─── Dataset extract ───
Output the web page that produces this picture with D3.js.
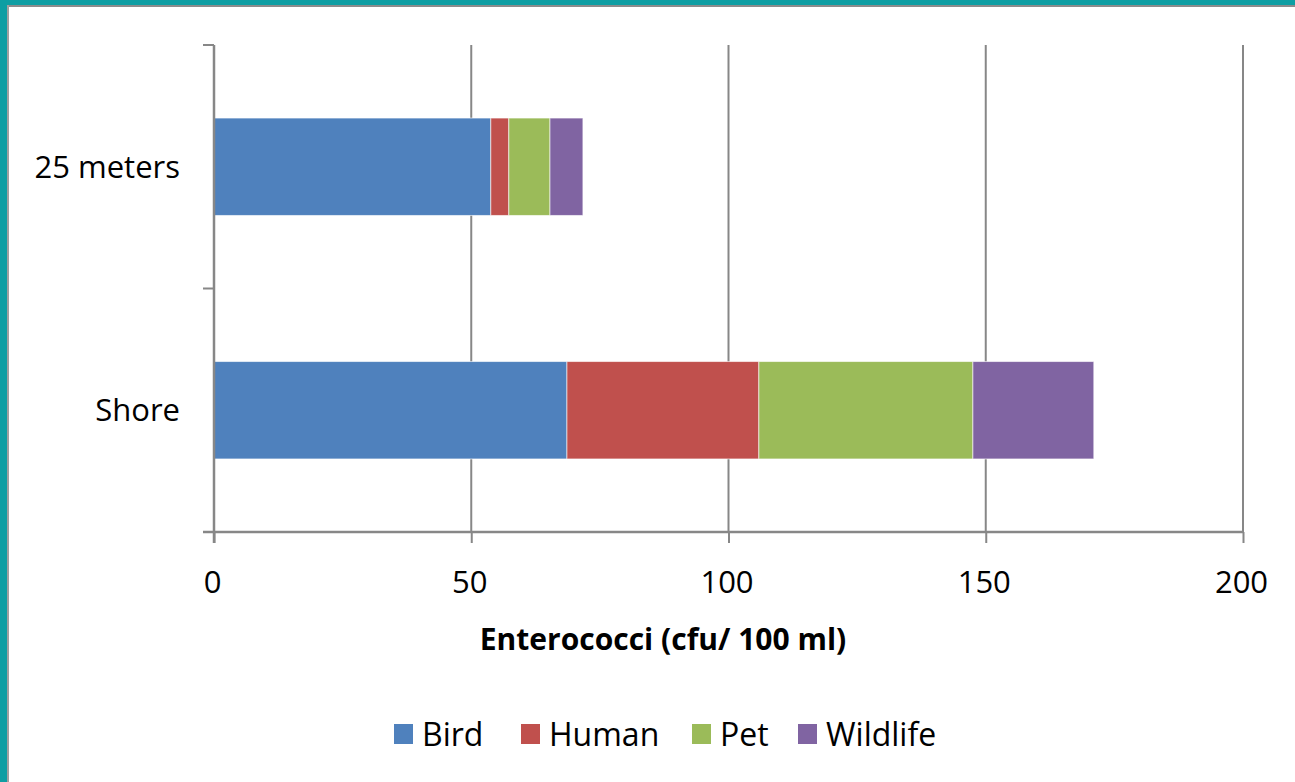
<!DOCTYPE html>
<html>
<head>
<meta charset="utf-8">
<script src="https://cdn.jsdelivr.net/npm/d3@7"></script>
<style>
  body { margin: 0; background: #fff; }
  svg { display: block; }
  text { font-family: "Open Sans", "Liberation Sans", sans-serif; fill: #000; }
</style>
</head>
<body>
<script>
// Données
const categories = ['25 meters', 'Shore']
const series = ['Bird', 'Human', 'Pet', 'Wildlife']
const values = {
    'Bird':     [53.8, 68.6],
    'Human':    [3.5, 37.3],
    'Pet':      [8.0, 41.6],
    'Wildlife': [6.4, 23.5]
}
const colors = ['#4f81bd', '#c0504d', '#9bbb59', '#8064a2']
const xTicks = [0, 50, 100, 150, 200]

const width = 1295, height = 782
const margin = { top: 45, left: 214, right: 52, bottom: 250 }
const plotW = width - margin.left - margin.right
const plotH = height - margin.top - margin.bottom

const svg = d3.select('body').append('svg')
    .attr('width', width)
    .attr('height', height)

// bordure turquoise en haut et à gauche
svg.append('rect').attr('x', 0).attr('y', 0).attr('width', width).attr('height', 5).attr('fill', '#0e9ea3')
svg.append('rect').attr('x', 0).attr('y', 0).attr('width', 7).attr('height', height).attr('fill', '#0e9ea3')
svg.append('rect').attr('x', 7).attr('y', 5).attr('width', width - 7).attr('height', 2).attr('fill', '#8c8c8c')
svg.append('rect').attr('x', 7).attr('y', 5).attr('width', 2).attr('height', height - 5).attr('fill', '#a0a0a0')

const g = svg.append('g').attr('transform', `translate(${margin.left}, ${margin.top})`)

const x = d3.scaleLinear().domain([0, 200]).range([0, plotW])
// Excel : première catégorie en haut
const y = d3.scaleBand().domain(categories).range([0, plotH]).paddingInner(0.6).paddingOuter(0.3)

// Grille verticale
g.append('g')
    .selectAll('line')
    .data(xTicks.slice(1))
    .join('line')
    .attr('x1', d => x(d)).attr('x2', d => x(d))
    .attr('y1', 0).attr('y2', plotH)
    .attr('stroke', '#878787')
    .attr('stroke-width', 2)

// Empilement
const table = categories.map((c, i) => {
    const row = { cat: c }
    series.forEach(s => row[s] = values[s][i])
    return row
})
const stacked = d3.stack().keys(series)(table)

g.append('g')
    .selectAll('g')
    .data(stacked)
    .join('g')
    .attr('fill', (d, i) => colors[i])
    .selectAll('rect')
    .data(d => d)
    .join('rect')
    .attr('x', d => x(d[0]))
    .attr('y', d => y(d.data.cat))
    .attr('width', d => x(d[1]) - x(d[0]))
    .attr('height', y.bandwidth())
    .attr('stroke', 'rgba(255,255,255,0.6)')
    .attr('stroke-width', 1)

// Axe X
const xAxis = g.append('g')
    .attr('transform', `translate(0, ${plotH})`)
    .call(d3.axisBottom(x).tickValues(xTicks).tickSize(11).tickPadding(28))
xAxis.select('.domain').attr('stroke', '#878787').attr('stroke-width', 2.5).attr('d', `M-11,0H${plotW}`)
xAxis.selectAll('.tick line').attr('stroke', '#878787').attr('stroke-width', 2)
xAxis.selectAll('text').style('font-size', '31px').attr('dx', '-2')

// Axe Y avec les graduations entre catégories
g.append('line')
    .attr('x1', 0).attr('x2', 0).attr('y1', 0).attr('y2', plotH + 11)
    .attr('stroke', '#878787').attr('stroke-width', 2.5)
g.append('g')
    .selectAll('line')
    .data([0, 0.5, 1])
    .join('line')
    .attr('x1', -11).attr('x2', 0)
    .attr('y1', d => d * plotH).attr('y2', d => d * plotH)
    .attr('stroke', '#878787').attr('stroke-width', 2)

g.append('g')
    .selectAll('text')
    .data(categories)
    .join('text')
    .attr('x', -34)
    .attr('y', d => y(d) + y.bandwidth() / 2)
    .attr('dy', '0.36em')
    .attr('text-anchor', 'end')
    .style('font-size', '31px')
    .text(d => d)

// Titre de l'axe
svg.append('text')
    .attr('x', 663)
    .attr('y', 650)
    .attr('text-anchor', 'middle')
    .style('font-size', '30px')
    .style('font-weight', 'bold')
    .text('Enterococci (cfu/ 100 ml)')

// Légende
const legendX = [394, 521, 692, 798]
const legend = svg.append('g')
    .selectAll('g')
    .data(series)
    .join('g')
    .attr('transform', (d, i) => `translate(${legendX[i]}, 724)`)
legend.append('rect')
    .attr('width', 19).attr('height', 20)
    .attr('fill', (d, i) => colors[i])
legend.append('text')
    .attr('x', 28)
    .attr('y', 10)
    .attr('dy', '0.36em')
    .style('font-size', '32px')
    .text(d => d)
</script>
</body>
</html>
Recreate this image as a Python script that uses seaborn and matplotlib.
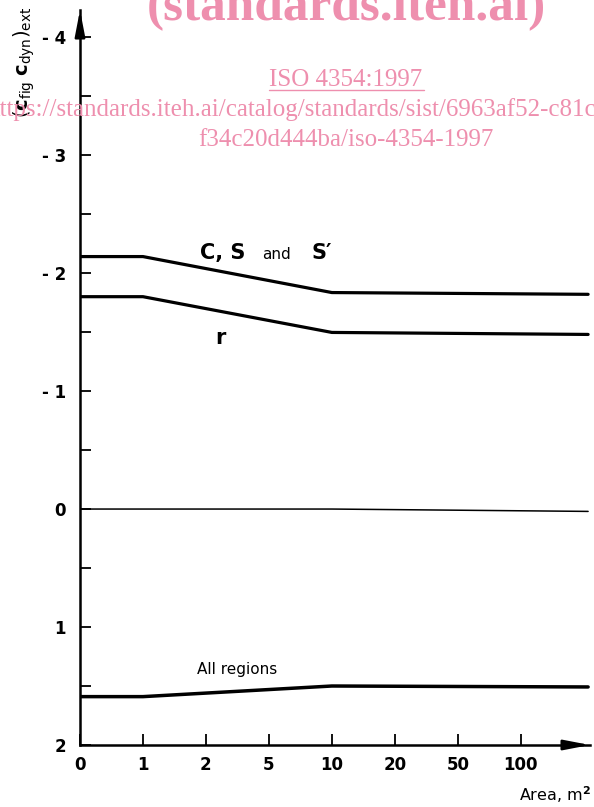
import pandas as pd
import matplotlib.pyplot as plt
import seaborn as sns
from matplotlib.lines import Line2D

# --- Data ---
area_labels = ["0", "1", "2", "5", "10", "20", "50", "100"]
# break points of the curves: area 0, 1, 10 and the right end of the axis
break_pos = [0, 1, 4, 8.07]
cs_vals = [-2.14, -2.14, -1.835, -1.82]
r_vals = [-1.80, -1.80, -1.497, -1.48]
zero_vals = [0.0, 0.0, 0.0, 0.02]
all_vals = [1.59, 1.59, 1.50, 1.508]
y_ticks = [-4, -3, -2, -1, 0, 1, 2]
y_tick_labels = ["- 4", "- 3", "- 2", "- 1", "0", "1", "2"]

df = pd.DataFrame({
    "pos": break_pos * 4,
    "value": cs_vals + r_vals + zero_vals + all_vals,
    "series": ["cs"] * 4 + ["r"] * 4 + ["zero"] * 4 + ["all"] * 4,
})

sns.set_theme(style="ticks")
plt.rcParams['font.family'] = ['DejaVu Sans']
plt.rcParams['text.color'] = 'black'
plt.rcParams['xtick.color'] = 'black'
plt.rcParams['ytick.color'] = 'black'
pink = "#ee8fae"

fig = plt.figure(figsize=(5.94, 8.07), dpi=100)
ax = fig.add_axes([80 / 594, 1 - 745 / 807, 510 / 594, 735 / 807])

widths = {"cs": 2.3, "r": 2.3, "zero": 1.1, "all": 2.5}
for name, lw in widths.items():
    sns.lineplot(data=df[df["series"] == name], x="pos", y="value",
                 color="black", linewidth=lw, ax=ax, legend=False)

ax.set_xlim(0, 8.1)
ax.set_ylim(2, -4.23)

ax.set_xticks(range(len(area_labels)))
ax.set_xticklabels(area_labels, fontsize=12, fontweight="bold")
ax.set_yticks(y_ticks)
ax.set_yticklabels(y_tick_labels, fontsize=12, fontweight="bold")
ax.set_yticks([v + 0.5 for v in y_ticks[:-1]], minor=True)
ax.tick_params(axis="y", which="both", direction="in", length=8, width=1.3, pad=10,
               colors="black", labelcolor="black")
ax.tick_params(axis="x", which="major", direction="in", length=8, width=1.3, pad=8,
               colors="black", labelcolor="black")
ax.set_xlabel("")
ax.set_ylabel("")

sns.despine(ax=ax)
for s in ["left", "bottom"]:
    ax.spines[s].set_linewidth(1.8)
    ax.spines[s].set_color("black")

# axis arrows
ax.annotate("", xy=(0, 1.0), xytext=(0, 0.97), xycoords="axes fraction",
            arrowprops=dict(arrowstyle="-|>,head_length=1.3,head_width=0.25",
                            color="black", lw=1.8, shrinkA=0, shrinkB=0))
ax.annotate("", xy=(1.0, 0), xytext=(0.955, 0), xycoords="axes fraction",
            arrowprops=dict(arrowstyle="-|>,head_length=1.3,head_width=0.25",
                            color="black", lw=1.8, shrinkA=0, shrinkB=0))

# curve labels
ax.text(1.9, -2.17, "C, S", fontsize=15, fontweight="bold", va="center", ha="left")
ax.text(2.89, -2.16, "and", fontsize=11, va="center", ha="left")
ax.text(3.67, -2.17, "S\u2032", fontsize=15, fontweight="bold", va="center", ha="left")
ax.text(2.15, -1.45, "r", fontsize=15, fontweight="bold", va="center", ha="left")
ax.text(1.86, 1.36, "All regions", fontsize=11, va="center", ha="left")

fig.text(591 / 594, 1 - 795 / 807, "Area, m$^\\mathbf{2}$", fontsize=11.5,
         ha="right", va="center")
fig.text(24 / 594, 1 - 62 / 807, r"$(\mathbf{c}_{\rm fig}\;\mathbf{c}_{\rm dyn})_{\rm ext}$",
         fontsize=14, rotation=90, ha="center", va="center")

# watermark
fig.text(0.583, 1 - 20 / 807, "(standards.iteh.ai)", family="Liberation Serif",
         fontweight="bold", fontsize=37, color=pink, ha="center", va="baseline")
fig.text(346 / 594, 1 - 80 / 807, "ISO 4354:1997", family="Liberation Serif",
         fontsize=18, color=pink, ha="center", va="center")
fig.add_artist(Line2D([269 / 594, 424 / 594], [1 - 90 / 807, 1 - 90 / 807],
                      color=pink, lw=1.0, transform=fig.transFigure))
fig.text(-12 / 594, 1 - 110 / 807,
         "https://standards.iteh.ai/catalog/standards/sist/6963af52-c81c-4",
         family="Liberation Serif", fontsize=18, color=pink, ha="left", va="center")
fig.text(346 / 594, 1 - 140 / 807, "f34c20d444ba/iso-4354-1997",
         family="Liberation Serif", fontsize=18, color=pink, ha="center", va="center")

plt.savefig("out.png", dpi=100)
───
→ **Challenge**:
Only the number is needed: state how many lines in the listing contain "that".

→ **In response**:
2